STATED PROBLEM
Each line containing the word "this" needs to be copied.

── RECORDS FOR PROCESSING

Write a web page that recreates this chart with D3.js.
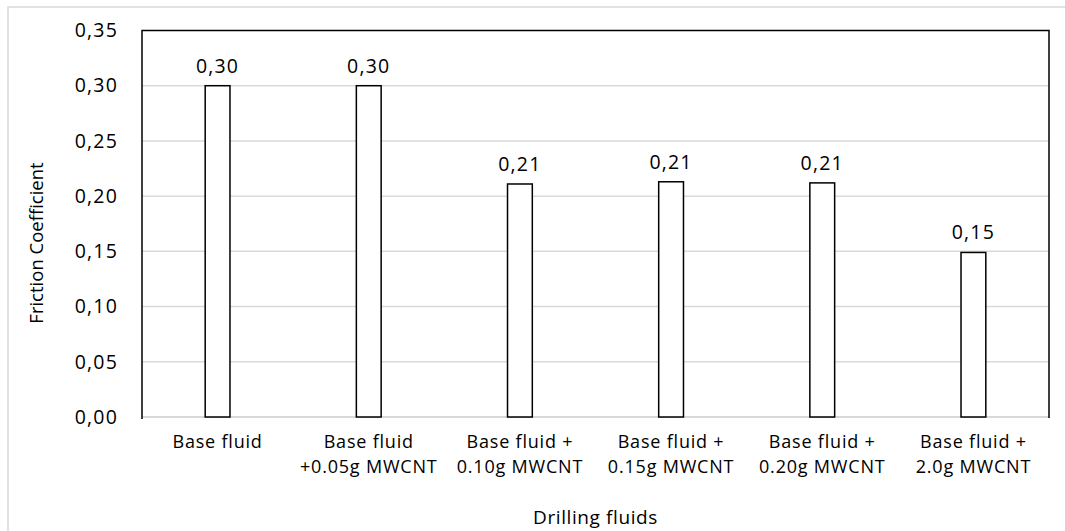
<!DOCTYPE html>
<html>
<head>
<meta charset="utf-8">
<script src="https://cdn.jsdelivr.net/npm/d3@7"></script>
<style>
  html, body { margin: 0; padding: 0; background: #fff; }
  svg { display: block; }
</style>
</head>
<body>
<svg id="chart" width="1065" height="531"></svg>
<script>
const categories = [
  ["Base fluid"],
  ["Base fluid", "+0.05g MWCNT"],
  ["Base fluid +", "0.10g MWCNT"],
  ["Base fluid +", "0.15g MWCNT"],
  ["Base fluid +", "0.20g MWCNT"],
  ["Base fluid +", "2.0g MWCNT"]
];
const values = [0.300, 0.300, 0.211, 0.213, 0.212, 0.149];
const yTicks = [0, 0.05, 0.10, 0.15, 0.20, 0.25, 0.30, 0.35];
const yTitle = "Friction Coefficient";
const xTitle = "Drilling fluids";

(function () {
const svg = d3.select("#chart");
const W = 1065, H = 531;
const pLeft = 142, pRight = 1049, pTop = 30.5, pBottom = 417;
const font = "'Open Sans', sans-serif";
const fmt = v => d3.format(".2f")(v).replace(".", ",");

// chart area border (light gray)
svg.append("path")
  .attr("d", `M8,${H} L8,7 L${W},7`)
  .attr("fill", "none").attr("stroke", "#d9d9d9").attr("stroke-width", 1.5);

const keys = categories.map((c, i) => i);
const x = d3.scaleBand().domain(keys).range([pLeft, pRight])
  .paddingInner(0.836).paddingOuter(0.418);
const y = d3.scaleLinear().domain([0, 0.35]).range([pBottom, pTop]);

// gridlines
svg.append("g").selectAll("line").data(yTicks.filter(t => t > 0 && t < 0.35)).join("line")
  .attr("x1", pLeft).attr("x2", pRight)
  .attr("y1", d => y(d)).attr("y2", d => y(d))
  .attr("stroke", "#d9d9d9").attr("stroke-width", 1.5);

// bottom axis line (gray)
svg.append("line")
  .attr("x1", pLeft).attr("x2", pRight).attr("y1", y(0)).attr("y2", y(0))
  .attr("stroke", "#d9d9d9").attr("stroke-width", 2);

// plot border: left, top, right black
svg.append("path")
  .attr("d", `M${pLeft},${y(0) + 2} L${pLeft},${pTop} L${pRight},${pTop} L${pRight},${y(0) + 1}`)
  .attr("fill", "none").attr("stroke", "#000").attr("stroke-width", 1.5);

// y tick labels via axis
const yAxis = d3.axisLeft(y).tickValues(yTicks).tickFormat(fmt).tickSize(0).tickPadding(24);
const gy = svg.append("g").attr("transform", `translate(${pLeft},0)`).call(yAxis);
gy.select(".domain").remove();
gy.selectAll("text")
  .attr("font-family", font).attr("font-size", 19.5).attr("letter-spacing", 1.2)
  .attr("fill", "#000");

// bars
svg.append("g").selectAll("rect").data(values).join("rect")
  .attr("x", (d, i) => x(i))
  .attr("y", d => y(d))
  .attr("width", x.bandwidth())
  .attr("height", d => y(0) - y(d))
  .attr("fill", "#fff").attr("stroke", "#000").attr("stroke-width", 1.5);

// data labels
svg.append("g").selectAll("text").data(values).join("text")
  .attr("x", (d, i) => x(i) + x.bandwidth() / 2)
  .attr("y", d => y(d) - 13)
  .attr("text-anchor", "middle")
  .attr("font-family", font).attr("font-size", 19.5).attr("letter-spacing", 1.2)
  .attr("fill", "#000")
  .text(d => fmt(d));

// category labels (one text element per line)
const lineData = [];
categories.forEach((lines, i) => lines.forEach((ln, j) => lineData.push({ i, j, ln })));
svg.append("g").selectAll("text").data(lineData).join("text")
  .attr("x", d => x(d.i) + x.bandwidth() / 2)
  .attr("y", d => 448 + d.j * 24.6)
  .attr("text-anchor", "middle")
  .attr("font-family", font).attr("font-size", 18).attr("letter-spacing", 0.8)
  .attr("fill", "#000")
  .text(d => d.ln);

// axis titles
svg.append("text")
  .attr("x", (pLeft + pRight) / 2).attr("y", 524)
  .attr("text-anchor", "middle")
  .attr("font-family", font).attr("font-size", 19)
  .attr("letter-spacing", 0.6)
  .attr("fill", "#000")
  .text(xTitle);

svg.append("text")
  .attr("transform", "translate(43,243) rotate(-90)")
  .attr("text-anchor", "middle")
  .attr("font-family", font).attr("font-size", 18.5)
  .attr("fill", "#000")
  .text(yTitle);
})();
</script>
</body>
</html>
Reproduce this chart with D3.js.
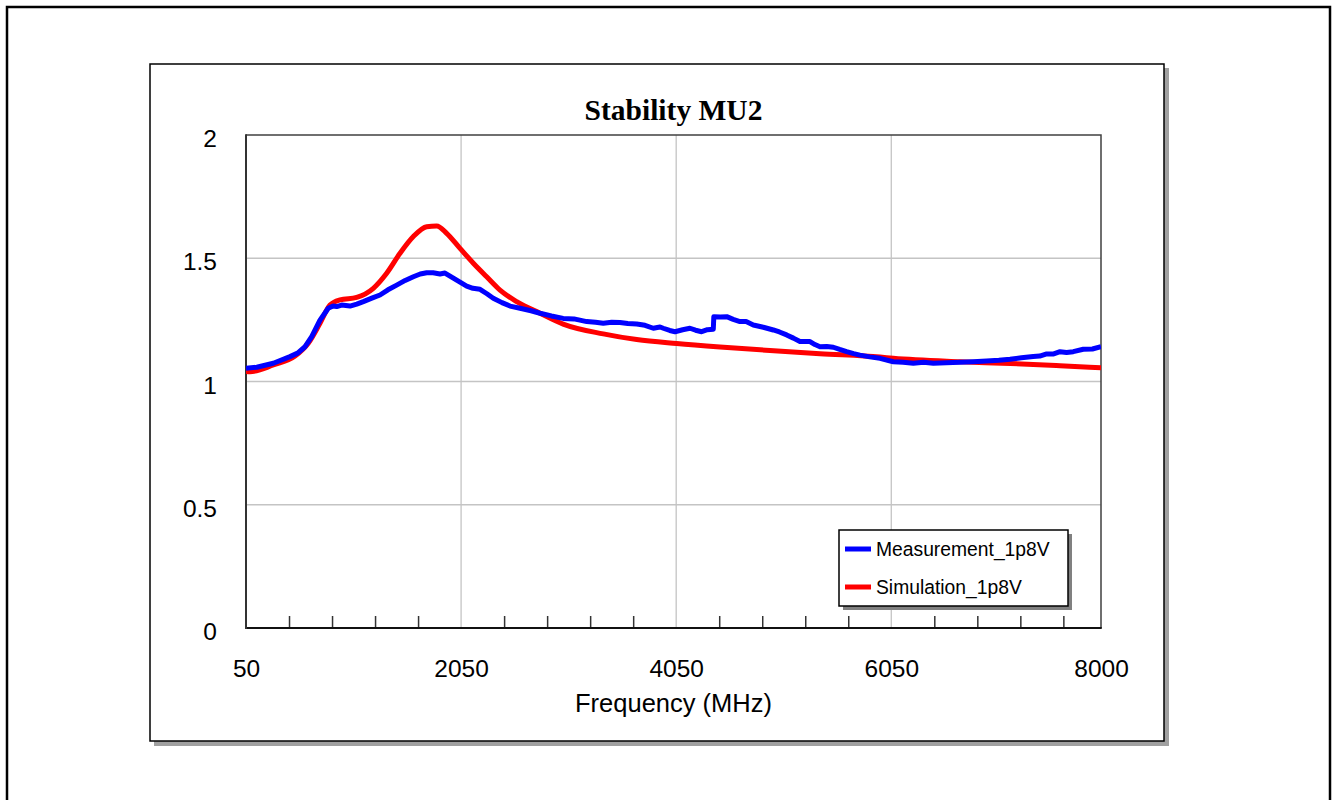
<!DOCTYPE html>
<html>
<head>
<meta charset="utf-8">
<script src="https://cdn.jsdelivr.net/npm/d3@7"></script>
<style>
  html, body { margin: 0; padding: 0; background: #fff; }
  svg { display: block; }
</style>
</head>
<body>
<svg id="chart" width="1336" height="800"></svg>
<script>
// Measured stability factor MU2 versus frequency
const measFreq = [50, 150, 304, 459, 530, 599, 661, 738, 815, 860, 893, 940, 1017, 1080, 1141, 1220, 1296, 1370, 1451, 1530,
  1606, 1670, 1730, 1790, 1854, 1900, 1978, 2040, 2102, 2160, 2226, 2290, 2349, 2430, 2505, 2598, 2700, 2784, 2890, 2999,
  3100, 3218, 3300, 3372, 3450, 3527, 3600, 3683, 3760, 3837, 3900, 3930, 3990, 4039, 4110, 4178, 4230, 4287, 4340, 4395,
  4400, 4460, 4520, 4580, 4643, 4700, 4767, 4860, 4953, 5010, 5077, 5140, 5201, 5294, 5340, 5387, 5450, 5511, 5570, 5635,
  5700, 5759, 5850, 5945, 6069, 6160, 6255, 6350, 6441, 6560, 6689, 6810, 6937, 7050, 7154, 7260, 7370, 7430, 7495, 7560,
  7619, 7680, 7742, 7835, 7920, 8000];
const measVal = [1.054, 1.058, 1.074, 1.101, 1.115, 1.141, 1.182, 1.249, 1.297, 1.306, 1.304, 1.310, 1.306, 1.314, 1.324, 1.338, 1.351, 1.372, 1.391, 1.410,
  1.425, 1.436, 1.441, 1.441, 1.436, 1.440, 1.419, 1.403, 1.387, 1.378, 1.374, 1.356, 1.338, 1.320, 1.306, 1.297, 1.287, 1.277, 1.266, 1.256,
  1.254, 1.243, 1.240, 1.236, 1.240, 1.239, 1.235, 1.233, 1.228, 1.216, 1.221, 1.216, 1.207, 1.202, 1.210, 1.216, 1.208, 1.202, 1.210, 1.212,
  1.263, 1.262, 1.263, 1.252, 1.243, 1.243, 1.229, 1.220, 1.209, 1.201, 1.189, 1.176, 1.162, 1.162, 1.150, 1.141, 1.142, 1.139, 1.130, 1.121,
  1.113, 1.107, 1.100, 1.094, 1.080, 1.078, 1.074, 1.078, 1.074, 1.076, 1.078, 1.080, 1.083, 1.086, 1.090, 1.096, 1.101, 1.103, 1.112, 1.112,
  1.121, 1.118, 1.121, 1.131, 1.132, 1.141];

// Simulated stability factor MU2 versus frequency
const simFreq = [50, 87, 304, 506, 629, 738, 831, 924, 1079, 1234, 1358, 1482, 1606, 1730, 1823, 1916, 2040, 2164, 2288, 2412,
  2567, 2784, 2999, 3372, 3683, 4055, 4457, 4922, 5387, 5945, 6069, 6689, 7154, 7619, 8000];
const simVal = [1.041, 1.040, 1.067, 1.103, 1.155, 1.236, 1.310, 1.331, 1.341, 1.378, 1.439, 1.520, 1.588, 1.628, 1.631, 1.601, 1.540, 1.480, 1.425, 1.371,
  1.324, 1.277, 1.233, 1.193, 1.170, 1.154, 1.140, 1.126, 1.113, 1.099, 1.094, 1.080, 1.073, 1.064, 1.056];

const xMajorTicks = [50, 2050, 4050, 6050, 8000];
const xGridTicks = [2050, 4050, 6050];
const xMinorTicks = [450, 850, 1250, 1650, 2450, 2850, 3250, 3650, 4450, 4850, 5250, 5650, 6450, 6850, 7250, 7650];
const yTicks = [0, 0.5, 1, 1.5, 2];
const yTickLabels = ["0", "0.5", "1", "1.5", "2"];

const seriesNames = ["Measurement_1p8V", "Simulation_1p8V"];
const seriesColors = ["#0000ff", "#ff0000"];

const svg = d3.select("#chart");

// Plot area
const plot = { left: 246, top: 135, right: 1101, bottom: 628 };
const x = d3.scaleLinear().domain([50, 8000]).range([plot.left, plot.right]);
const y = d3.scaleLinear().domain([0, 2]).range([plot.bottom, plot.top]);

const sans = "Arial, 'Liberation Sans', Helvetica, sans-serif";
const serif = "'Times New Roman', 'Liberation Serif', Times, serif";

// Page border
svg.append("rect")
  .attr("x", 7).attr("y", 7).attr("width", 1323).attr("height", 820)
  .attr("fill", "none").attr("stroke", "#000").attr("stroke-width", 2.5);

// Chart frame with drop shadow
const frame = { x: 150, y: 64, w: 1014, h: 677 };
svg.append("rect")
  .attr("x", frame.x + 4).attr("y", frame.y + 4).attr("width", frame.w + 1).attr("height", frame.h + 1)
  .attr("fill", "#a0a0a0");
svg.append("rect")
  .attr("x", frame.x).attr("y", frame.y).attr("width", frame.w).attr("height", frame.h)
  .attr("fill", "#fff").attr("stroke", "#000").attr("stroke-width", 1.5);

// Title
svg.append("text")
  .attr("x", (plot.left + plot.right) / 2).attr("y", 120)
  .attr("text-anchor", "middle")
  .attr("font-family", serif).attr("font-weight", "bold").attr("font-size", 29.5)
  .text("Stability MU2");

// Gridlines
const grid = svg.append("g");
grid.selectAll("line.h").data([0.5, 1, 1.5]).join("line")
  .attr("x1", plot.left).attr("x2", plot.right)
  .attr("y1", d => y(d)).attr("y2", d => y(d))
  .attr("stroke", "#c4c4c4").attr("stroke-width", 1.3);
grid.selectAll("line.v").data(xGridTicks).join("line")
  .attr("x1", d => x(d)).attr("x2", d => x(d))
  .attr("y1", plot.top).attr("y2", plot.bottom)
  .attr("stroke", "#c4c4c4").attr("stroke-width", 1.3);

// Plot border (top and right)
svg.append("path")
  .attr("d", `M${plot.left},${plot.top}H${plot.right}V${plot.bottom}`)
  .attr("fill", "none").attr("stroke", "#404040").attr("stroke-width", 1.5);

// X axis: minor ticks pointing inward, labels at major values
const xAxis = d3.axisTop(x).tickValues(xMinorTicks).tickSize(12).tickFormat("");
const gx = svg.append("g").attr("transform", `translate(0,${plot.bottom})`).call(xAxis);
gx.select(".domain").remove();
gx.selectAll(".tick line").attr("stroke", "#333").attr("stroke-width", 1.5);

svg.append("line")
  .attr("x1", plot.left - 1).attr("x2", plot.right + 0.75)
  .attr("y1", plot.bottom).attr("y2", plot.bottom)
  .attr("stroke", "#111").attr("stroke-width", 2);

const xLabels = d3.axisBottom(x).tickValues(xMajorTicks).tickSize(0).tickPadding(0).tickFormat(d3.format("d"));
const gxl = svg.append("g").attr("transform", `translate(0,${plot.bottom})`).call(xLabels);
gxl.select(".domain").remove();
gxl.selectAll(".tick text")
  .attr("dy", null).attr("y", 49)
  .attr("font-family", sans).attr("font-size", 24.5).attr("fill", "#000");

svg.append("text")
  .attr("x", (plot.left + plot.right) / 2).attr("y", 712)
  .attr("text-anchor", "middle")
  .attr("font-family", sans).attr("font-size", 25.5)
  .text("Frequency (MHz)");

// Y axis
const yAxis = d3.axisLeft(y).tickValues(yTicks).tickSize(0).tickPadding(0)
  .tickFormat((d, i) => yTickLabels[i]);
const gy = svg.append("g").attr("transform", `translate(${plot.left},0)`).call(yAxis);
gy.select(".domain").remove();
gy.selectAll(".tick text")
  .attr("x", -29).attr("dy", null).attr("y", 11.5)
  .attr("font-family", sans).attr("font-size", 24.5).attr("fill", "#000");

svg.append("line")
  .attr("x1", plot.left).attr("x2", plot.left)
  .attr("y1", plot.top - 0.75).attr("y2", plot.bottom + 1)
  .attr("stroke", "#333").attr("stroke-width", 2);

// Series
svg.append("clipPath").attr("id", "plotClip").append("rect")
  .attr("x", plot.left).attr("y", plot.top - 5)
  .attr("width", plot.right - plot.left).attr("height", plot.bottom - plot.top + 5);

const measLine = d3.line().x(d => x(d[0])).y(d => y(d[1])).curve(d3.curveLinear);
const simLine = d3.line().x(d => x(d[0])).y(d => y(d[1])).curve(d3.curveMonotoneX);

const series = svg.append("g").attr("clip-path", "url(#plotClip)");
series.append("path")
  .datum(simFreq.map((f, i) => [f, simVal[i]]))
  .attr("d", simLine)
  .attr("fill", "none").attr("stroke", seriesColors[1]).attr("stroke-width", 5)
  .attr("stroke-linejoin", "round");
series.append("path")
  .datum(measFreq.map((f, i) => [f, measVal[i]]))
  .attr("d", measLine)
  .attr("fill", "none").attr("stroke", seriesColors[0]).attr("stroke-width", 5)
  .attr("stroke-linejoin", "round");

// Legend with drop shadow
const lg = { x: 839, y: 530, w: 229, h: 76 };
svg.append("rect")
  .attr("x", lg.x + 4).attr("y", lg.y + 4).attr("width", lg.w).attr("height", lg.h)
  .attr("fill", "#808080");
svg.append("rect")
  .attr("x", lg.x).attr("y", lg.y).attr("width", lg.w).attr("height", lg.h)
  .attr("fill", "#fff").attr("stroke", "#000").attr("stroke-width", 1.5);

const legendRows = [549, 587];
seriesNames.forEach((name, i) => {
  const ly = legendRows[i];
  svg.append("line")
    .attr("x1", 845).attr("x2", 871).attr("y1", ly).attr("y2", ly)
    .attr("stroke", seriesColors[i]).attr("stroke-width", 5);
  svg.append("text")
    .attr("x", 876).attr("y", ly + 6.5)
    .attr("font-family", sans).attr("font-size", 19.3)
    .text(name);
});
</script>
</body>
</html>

────

WRITTEN RESPONSE
Write a web page that recreates this chart with D3.js.
Reproduce this chart with D3.js.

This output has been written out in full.